庭と祖母の思い出
初めて花を育てたのは、小学生の高学年の頃、コスモスであった。
思えば、どこで種を仕入れたんだろう?
玄関前の固い土に種をまく私に、日陰のそんなところでは育たないと、祖母に言われたのだが、祖母の庭は彼女の手掛けた花いっぱいで、他に植えられそうなところはもうなかった。
はたしてそれは、いかにもかよわい様子ではあったが、花を咲かせてくれたのだった。
コスモスが好きであった。
紅い花弁はビロードのように華やかで、ピンクや白の花弁はシルクのようにすべすべしてみえる。
中学に通うバスの通り道にコスモス畑があり、雪国のことで花が咲くころにはバスの窓はひといきれで白く曇る。
その白く曇ったガラスごしに見るコスモスはパステルカラーの絵のようにガラスを染め、中学の多感な私の心を別世界へと容易に誘った。
初めて覚えた花の名前はおそらく桔梗だ。
紫色に咲く花の名を祖母に問い、答えてくれたことを覚えている。
他には紫陽花、イチジクの木、つるバラと覚えている。
祖母は花と小鳥の好きな女性であった。
今、私は彼女と同じことをしているのだ。
花をみていると飽きない。
人の目にこんなにも美しいのは、昆虫にとって見やすいものが、たまたま人の目にも見目好い、ということのほか、稲がそうであるように、美しい花はそうすることで人に繁殖をさせているのかもしれない。
花の美しさ、というものはない。
美しい花がある、だけだ。
と書いたのは小林秀雄で、彼は、花というより、名匠がこれ以上ないというほど精緻なカットを施したダイヤモンドような美しい文章を書く。
今、私の庭ではたくさんの花が咲いていて、あんまりいろいろ植えたのでなにがなんだかわからなくなってしまっているのだが、目立つ花に、アネモネとポピーがある。
ポピーは、よく日焼けして健康そうな陽気な女の子のよう。
アネモネはというと、美しく我儘でいささか高慢な深窓の令嬢といった感じ。
大きな可憐な花の中心部は黒く、大きな瞳を思わせる。
可憐な花は、まるで毛皮のショールのような葉に囲まれて咲く。
また、アネモネは咲いている期間中、開いたり閉じたりするので、余計に擬人化してしまう。

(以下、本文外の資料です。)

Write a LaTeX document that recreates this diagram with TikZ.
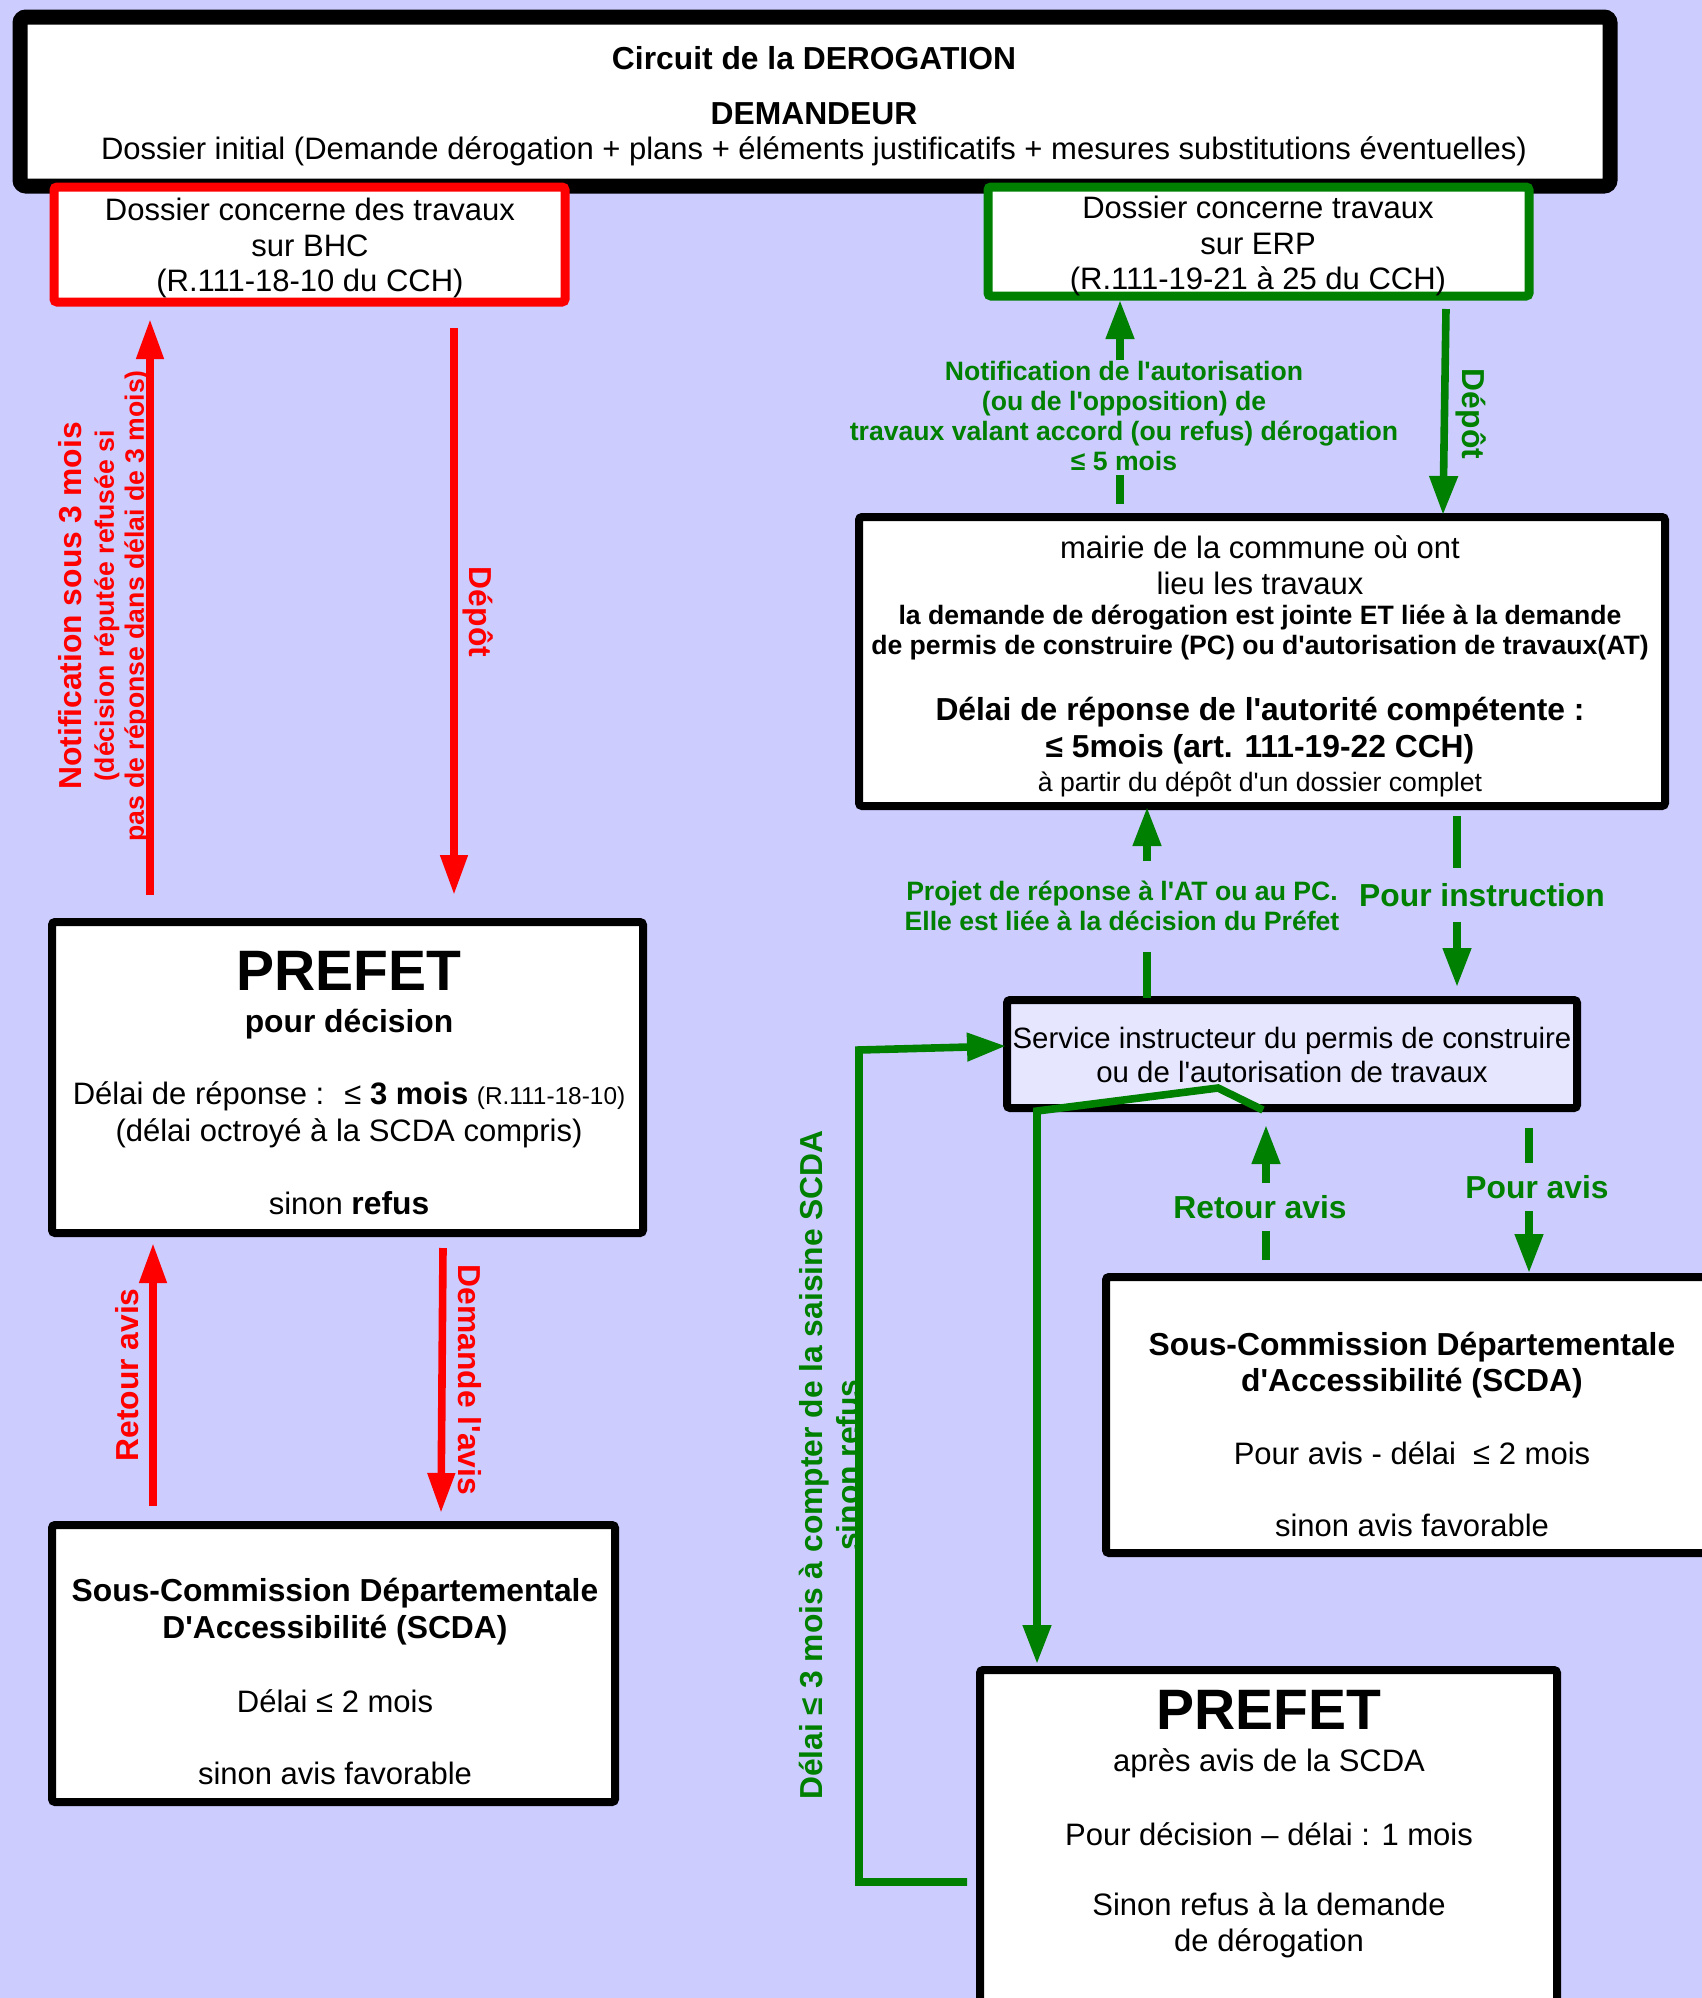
\documentclass[tikz,border=0pt]{standalone}
\usepackage{fontspec}
\setmainfont{Liberation Sans}[Ligatures=TeXOff]
\usetikzlibrary{arrows.meta,fit}
\definecolor{bgc}{RGB}{204,204,255}
\definecolor{dgreen}{RGB}{0,128,0}
\definecolor{svcfill}{RGB}{230,230,255}
\newcommand{\fszA}{\fontsize{15.5}{17.8}\selectfont}
\newcommand{\fszF}{\fontsize{15.9}{17.8}\selectfont}
\newcommand{\fszB}{\fontsize{13.3}{15}\selectfont}
\newcommand{\fszC}{\fontsize{28.5}{32}\selectfont}
\newcommand{\fszD}{\fontsize{14.7}{17}\selectfont}
\newcommand{\fszE}{\fontsize{12.2}{14}\selectfont}
\begin{document}
\begin{tikzpicture}[x=0.5pt,y=-0.5pt,
  boxk/.style={draw=black,line width=4pt,fill=white,rounded corners=1.5pt,inner sep=0pt},
  boxr/.style={draw=red,line width=4.5pt,fill=white,rounded corners=1.5pt,inner sep=0pt},
  boxg/.style={draw=dgreen,line width=4.5pt,fill=white,rounded corners=1.5pt,inner sep=0pt},
  tx/.style={inner sep=0pt,align=center,font=\fszA},
  rlab/.style={inner sep=0pt,align=center,text=red,font=\fszF\bfseries},
  glab/.style={inner sep=0pt,align=center,text=dgreen,font=\fszF\bfseries},
  rarr/.style={draw=red,line width=3.8pt,-{Triangle[width=13pt,length=20pt]}},
  garr/.style={draw=dgreen,line width=3.8pt,-{Triangle[width=13.5pt,length=19.5pt]}},
  gline/.style={draw=dgreen,line width=3.8pt},
]
\path[use as bounding box] (0,0) rectangle (1702,1998);
\clip (0,0) rectangle (1702,1998);
\fill[bgc] (0,0) rectangle (1702,1998);

% ---------- boxes ----------
\node[boxk,line width=7.5pt,rounded corners=3pt,fit={(20,17) (1610,186)}] (top) {};
\node[boxr,fit={(54,187) (565,302)}] (bhc) {};
\node[boxg,fit={(988,187) (1529,296)}] (erp) {};
\node[boxk,fit={(859,517) (1665,806)}] (mairie) {};
\node[boxk,fit={(52,922) (643,1233)}] (lpref) {};
\node[boxk,fit={(52,1525) (615,1802)}] (lscda) {};
\node[boxk,fill=svcfill,fit={(1007,1000) (1577,1108)}] (svc) {};
\node[boxk,fit={(1106,1277) (1730,1553)}] (rscda) {};
\node[boxk,fit={(980,1670) (1557,2030)}] (rpref) {};

% ---------- texts in boxes ----------
\node[tx] (ttop) at (814,106) {{\fszF\bfseries Circuit de la DEROGATION}\\[9.7pt]{\fszF\bfseries DEMANDEUR}\\Dossier initial (Demande dérogation + plans + éléments justificatifs + mesures substitutions éventuelles)};
\node[tx] (tbhc) at (310,248) {Dossier concerne des travaux\\sur BHC\\(R.111-18-10 du CCH)};
\node[tx] (terp) at (1258,246) {Dossier concerne travaux\\sur ERP\\(R.111-19-21 à 25 du CCH)};

\node[tx] (tm1) at (1260,565) {mairie de la commune où ont\\lieu les travaux};
\node[tx,font=\fszB\bfseries] (tm2) at (1260,632) {la demande de dérogation est jointe ET liée à la demande\\de permis de construire (PC) ou d'autorisation de travaux(AT)};
\node[tx,font=\fszF\bfseries] (tm3) at (1260,731) {Délai de réponse de l'autorité compétente :\\[0.7pt]≤ 5mois (art. 111-19-22 CCH)};
\node[tx,font=\fszB] (tm4) at (1260,784) {à partir du dépôt d'un dossier complet};

\node[tx,font=\fszC\bfseries] (tlp1) at (349,971) {PREFET};
\node[tx,font=\fszF\bfseries] (tlp2) at (349,1024) {pour décision};
\node[tx] (tlp3) at (349,1115) {Délai de réponse :~ ≤ \textbf{3 mois} {\fszE (R.111-18-10)}\\[0.7pt](délai octroyé à la SCDA compris)};
\node[tx] (tlp4) at (349,1203) {sinon {\fszF\bfseries refus}};

\node[tx,font=\fszF\bfseries] (tls1) at (335,1612) {Sous-Commission Départementale\\[0.7pt]D'Accessibilité (SCDA)};
\node[tx] (tls2) at (335,1701) {Délai ≤ 2 mois};
\node[tx] (tls3) at (335,1773) {sinon avis favorable};

\node[tx,font=\fszD] (tsv) at (1292,1055) {Service instructeur du permis de construire\\ou de l'autorisation de travaux};

\node[tx,font=\fszF\bfseries] (trs1) at (1412,1365) {Sous-Commission Départementale\\d'Accessibilité (SCDA)};
\node[tx] (trs2) at (1412,1453) {Pour avis - délai~ ≤ 2 mois};
\node[tx] (trs3) at (1412,1525) {sinon avis favorable};

\node[tx,font=\fszC\bfseries] (trp1) at (1269,1710) {PREFET};
\node[tx] (trp2) at (1269,1763) {après avis de la SCDA};
\node[tx] (trp3) at (1269,1834) {Pour décision – délai : 1 mois};
\node[tx] (trp4) at (1269,1925) {Sinon refus à la demande\\de dérogation};

% ---------- red connectors ----------
\coordinate (rn1) at (150,895); \coordinate (rn2) at (150,319);
\coordinate (rd1) at (454,328); \coordinate (rd2) at (454,895);
\coordinate (rr1) at (153,1506); \coordinate (rr2) at (153,1243);
\coordinate (ra1) at (443,1248); \coordinate (ra2) at (441,1513);
\draw[rarr] (rn1) -- (rn2);
\draw[rarr] (rd1) -- (rd2);
\draw[rarr] (rr1) -- (rr2);
\draw[rarr] (ra1) -- (ra2);

\node[rlab,font=\fszB\bfseries,rotate=90] (tnotifL) at (104,606) {{\fszF Notification sous 3 mois}\\[1pt](décision réputée refusée si\\pas de réponse dans délai de 3 mois)};
\node[rlab,rotate=-90] (tdepotL) at (478,612) {Dépôt};
\node[rlab,rotate=90] (tretL) at (127,1375) {Retour avis};
\node[rlab,rotate=-90] (tdemL) at (470,1380) {Demande l'avis};

% ---------- green connectors ----------
\coordinate (gn0) at (1120,504); \coordinate (gn1) at (1120,475);
\coordinate (gn2) at (1120,360); \coordinate (gn3) at (1120,300);
\draw[gline] (gn0) -- (gn1);
\draw[garr] (gn2) -- (gn3);
\node[glab,font=\fszB\bfseries] (tgn) at (1124,416) {Notification de l'autorisation\\(ou de l'opposition) de\\travaux valant accord (ou refus) dérogation\\≤ 5 mois};

\coordinate (gd1) at (1446,309); \coordinate (gd2) at (1443,515);
\draw[garr] (gd1) -- (gd2);
\node[glab,rotate=-90] (tgd) at (1471,414) {Dépôt};

\coordinate (gp0) at (1147,998); \coordinate (gp1) at (1147,952);
\coordinate (gp2) at (1147,861); \coordinate (gp3) at (1147,807);
\draw[gline] (gp0) -- (gp1);
\draw[garr] (gp2) -- (gp3);
\node[glab,font=\fszB\bfseries] (tgp) at (1122,906) {Projet de réponse à l'AT ou au PC.\\Elle est liée à la décision du Préfet};

\coordinate (gi0) at (1457,816); \coordinate (gi1) at (1457,868);
\coordinate (gi2) at (1457,922); \coordinate (gi3) at (1457,987);
\draw[gline] (gi0) -- (gi1);
\draw[garr] (gi2) -- (gi3);
\node[glab] (tgi) at (1482,895) {Pour instruction};

\coordinate (gr0) at (1266,1260); \coordinate (gr1) at (1266,1231);
\coordinate (gr2) at (1266,1183); \coordinate (gr3) at (1266,1125);
\draw[gline] (gr0) -- (gr1);
\draw[garr] (gr2) -- (gr3);
\node[glab] (tgr) at (1260,1207) {Retour avis};

\coordinate (ga0) at (1529,1128); \coordinate (ga1) at (1529,1163);
\coordinate (ga2) at (1529,1211); \coordinate (ga3) at (1529,1273);
\draw[gline] (ga0) -- (ga1);
\draw[garr] (ga2) -- (ga3);
\node[glab] (tga) at (1537,1187) {Pour avis};

\coordinate (gz0) at (1263,1110); \coordinate (gz1) at (1218,1088);
\coordinate (gz2) at (1037,1111); \coordinate (gz3) at (1037,1664);
\draw[garr,line join=miter] (gz0) -- (gz1) -- (gz2) -- (gz3);

\coordinate (gl0) at (967,1882); \coordinate (gl1) at (859,1882);
\coordinate (gl2) at (859,1050); \coordinate (gl3) at (1006,1046);
\draw[garr,line join=miter] (gl0) -- (gl1) -- (gl2) -- (gl3);
\node[glab,rotate=90] (tgdl) at (829,1465) {Délai ≤ 3 mois à compter de la saisine SCDA\\[0.7pt]sinon refus};
\end{tikzpicture}
\end{document}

15時くらいになるとこの花は、閉じ始めるのだ。
晩夏になると咲く酔芙蓉が楽しみでならない。
いったいぜんたい、その美しさは何のためなのか。
芙蓉系のつぼみが好きだ、
ギュッと握られたような丸いつぼみ。
ほろりとほどけるように咲くさまは、薔薇のそれとはまた違って、美しい女性の破顔のよう。
カモミールの香りが好きなので、ラベンダーとともに相当数植えているが、育つ育つ、ワサワサと凄まじい繫殖力である。
香り高い植物はいい。
そっと撫でると、うっとりするような香りで応えてくれる。
今、祖母が生きていたら、この庭を見たら、喜んでくれただろう。
一緒に、何をどこに植えるか話し合って、そんな楽しみができただろう。
ごめんね、おばあちゃん。
わたしはいい子じゃなかった。
だけど、本当はあなたが好きだったし頼りにもしていたんだよ。
親子、の世代はあまりに飛んではいけない。
といったら、遅くにやっと子供を産む人には悪いのだが。
子供が十分に大人になり、さまざまのことが解ってくるとき、あまり世代が飛ぶと
親が亡くなっていることがある。
これは子には酷なことだ。
わたしはいま、息子の役にも立たないが、生きている、ということが務めである。
彼がもっと大人になるまでね。
私がこの世を去る時、この庭をみて、ああお母さんはいつも花を植えていたな、
そう思い出してくれるだろうか。